--- begin GIVEN DATA ---
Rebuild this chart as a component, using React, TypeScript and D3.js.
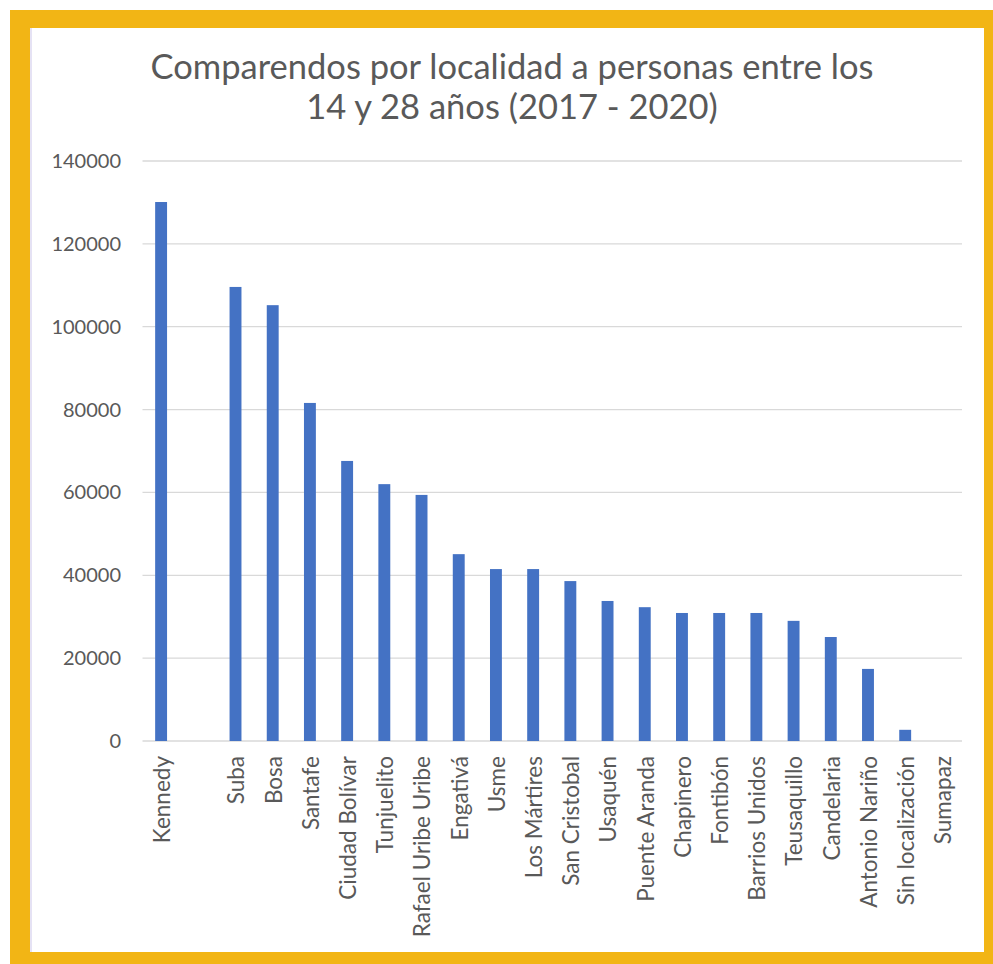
import React from "react";
import * as d3 from "d3";

const categories = [
  "Kennedy", "", "Suba", "Bosa", "Santafe", "Ciudad Bolívar", "Tunjuelito",
  "Rafael Uribe Uribe", "Engativá", "Usme", "Los Mártires", "San Cristobal",
  "Usaquén", "Puente Aranda", "Chapinero", "Fontibón", "Barrios Unidos",
  "Teusaquillo", "Candelaria", "Antonio Nariño", "Sin localización", "Sumapaz",
];
const values = [
  130100, 0, 109600, 105200, 81600, 67600, 62000,
  59400, 45100, 41500, 41500, 38600,
  33800, 32300, 30900, 30900, 30900,
  29000, 25100, 17400, 2700, 0,
];
const yTicks = [0, 20000, 40000, 60000, 80000, 100000, 120000, 140000];
const titleLines = [
  "Comparendos por localidad a personas entre los",
  "14 y 28 años (2017 - 2020)",
];

const W = 993;
const H = 964;
const plot = { left: 142.5, right: 961, top: 161, bottom: 741 };
const FONT = "Lato, 'Open Sans', sans-serif";

export default function App() {
  const x = d3
    .scaleBand<number>()
    .domain(d3.range(categories.length))
    .range([plot.left, plot.right])
    .paddingInner(0.68)
    .paddingOuter(0.34);
  const y = d3.scaleLinear().domain([0, 140000]).range([plot.bottom, plot.top]);

  return (
    <svg
      width={W}
      height={H}
      style={{ position: "absolute", left: 0, top: 0, display: "block" }}
    >
      <rect x={0} y={0} width={W} height={H} fill="#ffffff" />
      <rect x={10} y={10} width={W - 10} height={H - 10} fill="#F2B515" />
      <rect x={30} y={28} width={954} height={924} fill="#ffffff" />
      <line x1={31} y1={28} x2={31} y2={952} stroke="#dcd8f0" strokeWidth={1.5} />

      {titleLines.map((t, i) => (
        <text
          key={i}
          x={512}
          y={79 + i * 40}
          textAnchor="middle"
          fontFamily={FONT}
          fontSize={34.5}
          fill="#595959"
        >
          {t}
        </text>
      ))}

      {yTicks.map((t) => (
        <g key={t}>
          <line
            x1={plot.left}
            x2={plot.right + 1}
            y1={y(t)}
            y2={y(t)}
            stroke="#d9d9d9"
            strokeWidth={1.3}
          />
          <text
            x={121}
            y={y(t)}
            dy="0.35em"
            textAnchor="end"
            fontFamily={FONT}
            fontSize={20}
            fill="#595959"
          >
            {t}
          </text>
        </g>
      ))}

      {values.map((v, i) => (
        <rect
          key={i}
          x={x(i)!}
          y={y(v)}
          width={x.bandwidth()}
          height={plot.bottom - y(v)}
          fill="#4472C4"
        />
      ))}

      {categories.map((c, i) => {
        const cx = x(i)! + x.bandwidth() / 2 + 1;
        return (
          <text
            key={i}
            transform={`translate(${cx},${plot.bottom + 15}) rotate(-90)`}
            dy="0.35em"
            textAnchor="end"
            fontFamily={FONT}
            fontSize={22.5}
            fill="#595959"
          >
            {c}
          </text>
        );
      })}
    </svg>
  );
}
--- end GIVEN DATA ---
§ **WRITTEN PROBLEM**
Write out an exact copy of the listing, first line through the line containing "import * as", with the pictures left out.

§ **RESPONSE FOR THIS EXERCISE**
Rebuild this chart as a component, using React, TypeScript and D3.js.
import React from "react";
import * as d3 from "d3";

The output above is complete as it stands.